◆ WHAT THE TASK ASKS ◆
Your task is to copy every line of the entries that contains "with".

◆ RECORDS PROVIDED ◆
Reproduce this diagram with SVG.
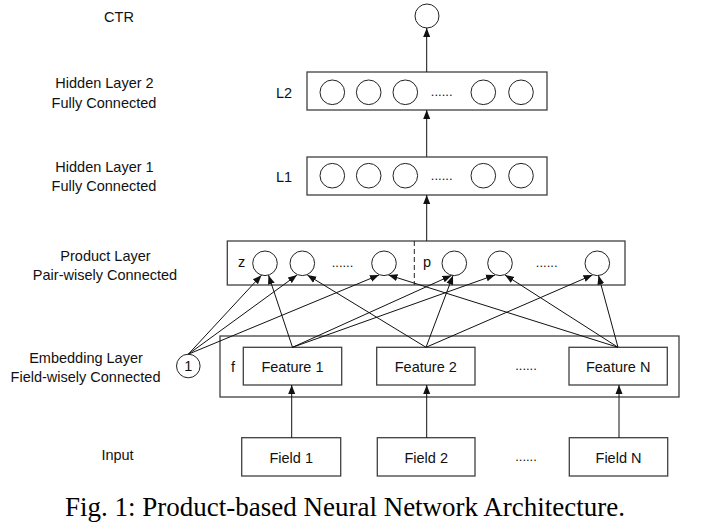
<svg xmlns="http://www.w3.org/2000/svg" width="704" height="530" viewBox="0 0 704 530">
<defs>
<style>
.t{font-family:"Liberation Sans",Arial,sans-serif;font-size:14.5px;fill:#111;text-anchor:middle}
.d{font-family:"Liberation Sans",Arial,sans-serif;font-size:13px;fill:#111;text-anchor:middle}
.box{fill:#fff;stroke:#404040;stroke-width:1.3}
.nd{fill:#fff;stroke:#222;stroke-width:1}
.c{stroke:#111;stroke-width:1;fill:none;marker-end:url(#ah)}
.cap{font-family:"Liberation Serif","Times New Roman",serif;font-size:27px;fill:#000;text-anchor:middle}
</style>
<marker id="ah" markerWidth="10" markerHeight="8" refX="9" refY="4" orient="auto" markerUnits="userSpaceOnUse"><path d="M0,0.5 L9,4 L0,7.5 z" fill="#111"/></marker>
</defs>
<rect width="704" height="530" fill="#fff"/>

<g id="labels">
<text class="t" x="119" y="22">CTR</text>
<text class="t" x="104.5" y="88">Hidden Layer 2</text>
<text class="t" x="104" y="107.5">Fully Connected</text>
<text class="t" x="104.5" y="172">Hidden Layer 1</text>
<text class="t" x="104" y="191">Fully Connected</text>
<text class="t" x="105.5" y="261">Product Layer</text>
<text class="t" x="105" y="279.5">Pair-wisely Connected</text>
<text class="t" x="86" y="363">Embedding Layer</text>
<text class="t" x="85.5" y="382">Field-wisely Connected</text>
<text class="t" x="117.5" y="459.5">Input</text>
</g>

<g id="ctr"><circle class="nd" cx="427" cy="16" r="12"/></g>

<g id="hidden2">
<rect class="box" x="307" y="72" width="240" height="38"/>
<text class="t" x="284" y="98">L2</text>
<circle class="nd" cx="332.3" cy="92.3" r="12.3"/>
<circle class="nd" cx="368.7" cy="92.3" r="12.3"/>
<circle class="nd" cx="405.3" cy="92.3" r="12.3"/>
<text class="d" x="441.7" y="96">......</text>
<circle class="nd" cx="483.3" cy="92.3" r="12.3"/>
<circle class="nd" cx="521" cy="92.3" r="12.3"/>
</g>

<g id="hidden1">
<rect class="box" x="307" y="157" width="240" height="38"/>
<text class="t" x="284" y="181.7">L1</text>
<circle class="nd" cx="332.3" cy="175.7" r="12.3"/>
<circle class="nd" cx="368.7" cy="175.7" r="12.3"/>
<circle class="nd" cx="405.3" cy="175.7" r="12.3"/>
<text class="d" x="441.7" y="179.5">......</text>
<circle class="nd" cx="483.3" cy="175.7" r="12.3"/>
<circle class="nd" cx="521" cy="175.7" r="12.3"/>
</g>

<g id="product">
<rect class="box" x="227.3" y="241" width="397.7" height="44"/>
<line x1="414.3" y1="241" x2="414.3" y2="285" stroke="#222" stroke-width="1" stroke-dasharray="5,3"/>
<text class="t" x="241.7" y="266.7">z</text>
<circle class="nd" cx="265" cy="263.3" r="12.3"/>
<circle class="nd" cx="302.3" cy="263.3" r="12.3"/>
<text class="d" x="342.5" y="267">......</text>
<circle class="nd" cx="384" cy="263.3" r="12.3"/>
<text class="t" x="427" y="266.7">p</text>
<circle class="nd" cx="454.3" cy="263.3" r="12.3"/>
<circle class="nd" cx="500" cy="263.3" r="12.3"/>
<text class="d" x="546.7" y="267">......</text>
<circle class="nd" cx="597.3" cy="263.3" r="12.3"/>
</g>

<g id="embedding">
<rect class="box" x="220" y="336" width="459" height="61"/>
<text class="t" x="233" y="371.7">f</text>
<text class="d" x="526" y="370">......</text>
</g>
<g id="feature1"><rect class="box" x="243.3" y="347.3" width="98.4" height="37.7"/><text class="t" x="292.5" y="371.7">Feature 1</text></g>
<g id="feature2"><rect class="box" x="376.7" y="347.3" width="98.3" height="37.7"/><text class="t" x="425.8" y="371.7">Feature 2</text></g>
<g id="featureN"><rect class="box" x="569" y="347.3" width="98.3" height="37.7"/><text class="t" x="618.2" y="371.7">Feature N</text></g>

<g id="bias"><circle class="nd" cx="188.3" cy="366" r="11.8"/><text class="t" x="188.3" y="371">1</text></g>

<g id="field1"><rect class="box" x="241.7" y="437.7" width="99" height="38.3"/><text class="t" x="291.2" y="462.7">Field 1</text></g>
<g id="field2"><rect class="box" x="377.3" y="437.7" width="97.7" height="38.3"/><text class="t" x="426.2" y="462.7">Field 2</text></g>
<g id="fieldN"><rect class="box" x="569.3" y="437.7" width="98.4" height="38.3"/><text class="t" x="618.5" y="462.7">Field N</text></g>
<text class="d" x="526" y="461">......</text>

<g id="connectors">
<line class="c" x1="426.7" y1="72" x2="426.7" y2="28"/>
<line class="c" x1="426.7" y1="156.7" x2="426.7" y2="110"/>
<line class="c" x1="426.7" y1="241" x2="426.7" y2="195"/>
<line class="c" x1="291.7" y1="437.7" x2="291.7" y2="385"/>
<line class="c" x1="426.7" y1="437.7" x2="426.7" y2="385"/>
<line class="c" x1="619" y1="437.7" x2="619" y2="385"/>

<line class="c" x1="188.3" y1="354.2" x2="261.5" y2="275.2"/>
<line class="c" x1="188.3" y1="354.2" x2="297" y2="275"/>
<line class="c" x1="188.3" y1="354.2" x2="379" y2="275"/>
<line class="c" x1="292.5" y1="347.3" x2="268.5" y2="275.2"/>
<line class="c" x1="292.5" y1="347.3" x2="451.5" y2="275.4"/>
<line class="c" x1="292.5" y1="347.3" x2="495" y2="275"/>
<line class="c" x1="426" y1="347.3" x2="307.3" y2="275"/>
<line class="c" x1="426" y1="347.3" x2="453" y2="275.6"/>
<line class="c" x1="426" y1="347.3" x2="592.5" y2="275"/>
<line class="c" x1="618" y1="347.3" x2="388.5" y2="275"/>
<line class="c" x1="618" y1="347.3" x2="505" y2="275"/>
<line class="c" x1="618" y1="347.3" x2="598.5" y2="275.5"/>
</g>

<text class="cap" x="345" y="516">Fig. 1: Product-based Neural Network Architecture.</text>
</svg>
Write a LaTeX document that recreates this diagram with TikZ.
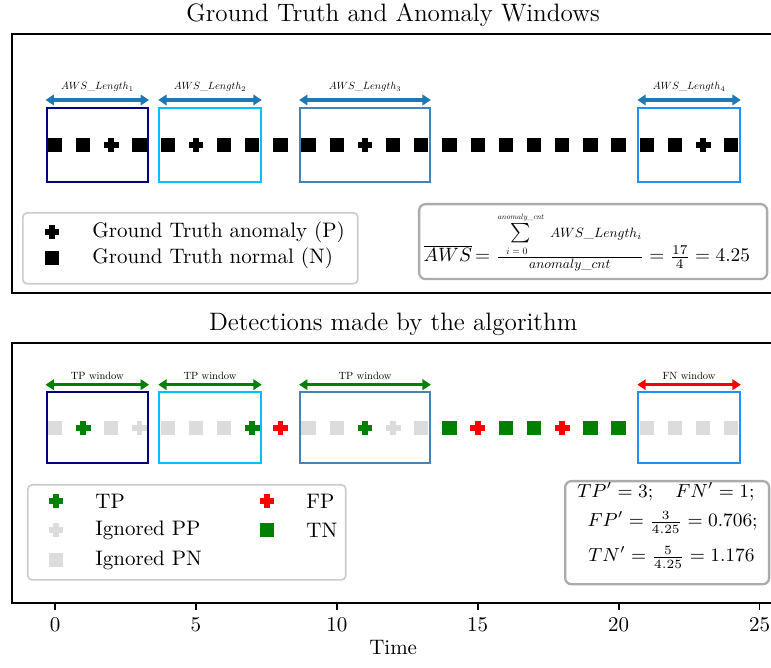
\documentclass[tikz,border=0pt]{standalone}
\usepackage{amsmath}
\usetikzlibrary{arrows.meta}
\definecolor{tabblue}{HTML}{1F77B4}
\definecolor{navywin}{HTML}{000080}
\definecolor{skywin}{HTML}{00BFFF}
\definecolor{steelwin}{HTML}{4682B4}
\definecolor{dodgerwin}{HTML}{1E90FF}
\definecolor{tpgreen}{HTML}{008000}
\definecolor{fpred}{HTML}{FF0000}
\definecolor{ignoredgray}{HTML}{DCDCDC}
\definecolor{legedge}{HTML}{CCCCCC}
\definecolor{boxedge}{HTML}{ABABAB}
\tikzset{
  sqmark/.style={rectangle, fill=#1, inner sep=0pt, minimum size=6.8pt},
  pics/plusmark/.style={code={
    \fill[#1] (-3.5pt,-1.4pt) rectangle (3.5pt,1.4pt);
    \fill[#1] (-1.4pt,-3.5pt) rectangle (1.4pt,3.5pt);}},
  winbox/.style={rectangle, draw=#1, line width=1pt, inner sep=0pt},
  winarrow/.style={color=#1, line width=1.6pt, {Triangle[width=5pt,length=4pt]}-{Triangle[width=5pt,length=4pt]}},
  winlabel/.style={scale=0.5, inner sep=0pt},
  legbox/.style={rectangle, draw=legedge, fill=white, line width=0.8pt, rounded corners=2pt, inner sep=0pt, anchor=north west},
  mathbox/.style={rectangle, draw=boxedge, fill=white, line width=1.1pt, rounded corners=3pt, inner sep=0pt, anchor=north west},
  legtext/.style={anchor=west, inner sep=0pt},
  scoretext/.style={anchor=base east, inner sep=0pt, font=\fontsize{9}{11}\selectfont},
  axisline/.style={line width=0.9pt, line cap=rect},
  tickline/.style={line width=0.9pt}
}
\begin{document}
\begin{tikzpicture}[x=13.428pt, y=-0.4765pt]
\useasboundingbox (-1.9517,0) rectangle (25.408,668);
\draw[axisline] (25.408,34) -- (-1.526,34) -- (-1.526,293) -- (25.408,293);
\node[font=\large, anchor=base] (gttitle) at (12,21.4) {Ground Truth and Anomaly Windows};
\node[winbox=navywin, minimum width=48.3pt, minimum height=35.3pt] (gw1) at (1.5,145) {};
\node[winbox=skywin, minimum width=48.3pt, minimum height=35.3pt] (gw2) at (5.5,145) {};
\node[winbox=steelwin, minimum width=61.8pt, minimum height=35.3pt] (gw3) at (11,145) {};
\node[winbox=dodgerwin, minimum width=48.3pt, minimum height=35.3pt] (gw4) at (22.5,145) {};
\draw[winarrow=tabblue] ([yshift=3.3pt]gw1.north west) -- ([yshift=3.3pt]gw1.north east);
\draw[winarrow=tabblue] ([yshift=3.3pt]gw2.north west) -- ([yshift=3.3pt]gw2.north east);
\draw[winarrow=tabblue] ([yshift=3.3pt]gw3.north west) -- ([yshift=3.3pt]gw3.north east);
\draw[winarrow=tabblue] ([yshift=3.3pt]gw4.north west) -- ([yshift=3.3pt]gw4.north east);
\node[winlabel] (gl1) at (1.5,87) {$AWS\_Length_1$};
\node[winlabel] (gl2) at (5.5,87) {$AWS\_Length_2$};
\node[winlabel] (gl3) at (11,87) {$AWS\_Length_3$};
\node[winlabel] (gl4) at (22.5,87) {$AWS\_Length_4$};
\foreach \i in {0,1,3,4,6,7,8,9,10,12,13,14,15,16,17,18,19,20,21,22,24}
  \node[sqmark=black] (gtn\i) at (\i,145) {};
\foreach \i in {2,5,11,23}
  \pic (gtp\i) at (\i,145) {plusmark=black};
\node[legbox, minimum width=159.6pt, minimum height=33.8pt] (gtleg) at (-1.171,212) {};
\pic (gtlegpm) at (-0.106,232) {plusmark=black};
\node[legtext] (gtlegp) at (1.313,232) {Ground Truth anomaly (P)};
\node[sqmark=black] (gtlegnm) at (-0.106,258) {};
\node[legtext] (gtlegn) at (1.313,258) {Ground Truth normal (N)};
\node[mathbox, minimum width=165.8pt, minimum height=35.7pt] (awsbox) at (12.881,203) {};
\node[inner sep=0pt, anchor=west, scale=0.92] (awsform) at ([xshift=2.5pt]awsbox.west) {$\overline{AWS}\mkern-2mu=\frac{\mbox{$\mathop{\textstyle\sum}\limits_{\scalebox{0.5}{$i=0$}}^{\scalebox{0.4}{$anomaly\_cnt$}}$\hspace{3pt}\scalebox{0.7}{$AWS\_Length_i$}}}{\mbox{\scalebox{0.7}{$anomaly\_cnt$}}}=\frac{17}{4}=4.25$};
\draw[axisline] (25.408,343) -- (-1.526,343) -- (-1.526,603) -- (25.408,603);
\node[font=\large, anchor=base] (dettitle) at (12,330.4) {Detections made by the algorithm};
\node[winbox=navywin, minimum width=48.3pt, minimum height=33.8pt] (dw1) at (1.5,427.5) {};
\node[winbox=skywin, minimum width=48.3pt, minimum height=33.8pt] (dw2) at (5.5,427.5) {};
\node[winbox=steelwin, minimum width=61.8pt, minimum height=33.8pt] (dw3) at (11,427.5) {};
\node[winbox=dodgerwin, minimum width=48.3pt, minimum height=33.8pt] (dw4) at (22.5,427.5) {};
\draw[winarrow=tpgreen] ([yshift=3pt]dw1.north west) -- ([yshift=3pt]dw1.north east);
\draw[winarrow=tpgreen] ([yshift=3pt]dw2.north west) -- ([yshift=3pt]dw2.north east);
\draw[winarrow=tpgreen] ([yshift=3pt]dw3.north west) -- ([yshift=3pt]dw3.north east);
\draw[winarrow=fpred] ([yshift=3pt]dw4.north west) -- ([yshift=3pt]dw4.north east);
\node[winlabel] (dl1) at (1.5,376) {TP window};
\node[winlabel] (dl2) at (5.5,376) {TP window};
\node[winlabel] (dl3) at (11,376) {TP window};
\node[winlabel] (dl4) at (22.5,376) {FN window};
\foreach \i in {0,2,4,5,6,9,10,13,21,22,23,24}
  \node[sqmark=ignoredgray] (ipn\i) at (\i,428) {};
\foreach \i in {14,16,17,19,20}
  \node[sqmark=tpgreen] (tn\i) at (\i,428) {};
\foreach \i in {3,12}
  \pic (ipp\i) at (\i,428) {plusmark=ignoredgray};
\foreach \i in {1,7,11}
  \pic (tp\i) at (\i,428) {plusmark=tpgreen};
\foreach \i in {8,15,18}
  \pic (fp\i) at (\i,428) {plusmark=fpred};
\node[legbox, minimum width=151.5pt, minimum height=45.3pt] (detleg) at (-0.994,484) {};
\pic (legtpm) at (0.035,501) {plusmark=tpgreen};
\node[legtext] (legtp) at (1.419,501) {TP};
\pic (legippm) at (0.035,530) {plusmark=ignoredgray};
\node[legtext] (legipp) at (1.419,530) {Ignored PP};
\node[sqmark=ignoredgray] (legipnm) at (0.035,560) {};
\node[legtext] (legipn) at (1.419,560) {Ignored PN};
\pic (legfpm) at (7.523,501) {plusmark=fpred};
\node[legtext] (legfp) at (8.907,501) {FP};
\node[sqmark=tpgreen] (legtnm) at (7.523,530) {};
\node[legtext] (legtn) at (8.907,530) {TN};
\node[mathbox, minimum width=97.2pt, minimum height=49.1pt] (scorebox) at (18.062,480) {};
\node[scoretext] (tpfn) at (24.84,498) {$TP'=3;\quad FN'=1;$};
\node[scoretext] (fpval) at (24.95,527) {$FP'=\frac{3}{4.25}=0.706;$};
\node[scoretext] (tnval) at (24.84,562) {$TN'=\frac{5}{4.25}=1.176$};
\foreach \t in {0,5,...,25} {
  \draw[tickline] (\t,603) -- (\t,610.3);
  \node[anchor=north, inner sep=0pt] (tick\t) at (\t,617.7) {$\t$};
}
\node[anchor=north, inner sep=0pt] (timelabel) at (12,640) {Time};
\end{tikzpicture}
\end{document}
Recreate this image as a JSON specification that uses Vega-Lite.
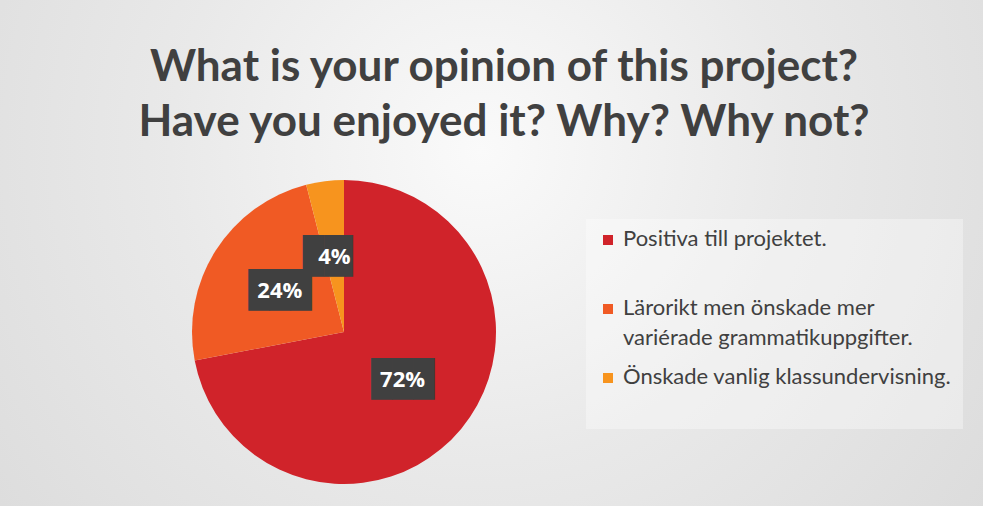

◆ TASK ANSWER ◆
Reproduce this diagram with SVG.
Write a LaTeX document that recreates this diagram with TikZ.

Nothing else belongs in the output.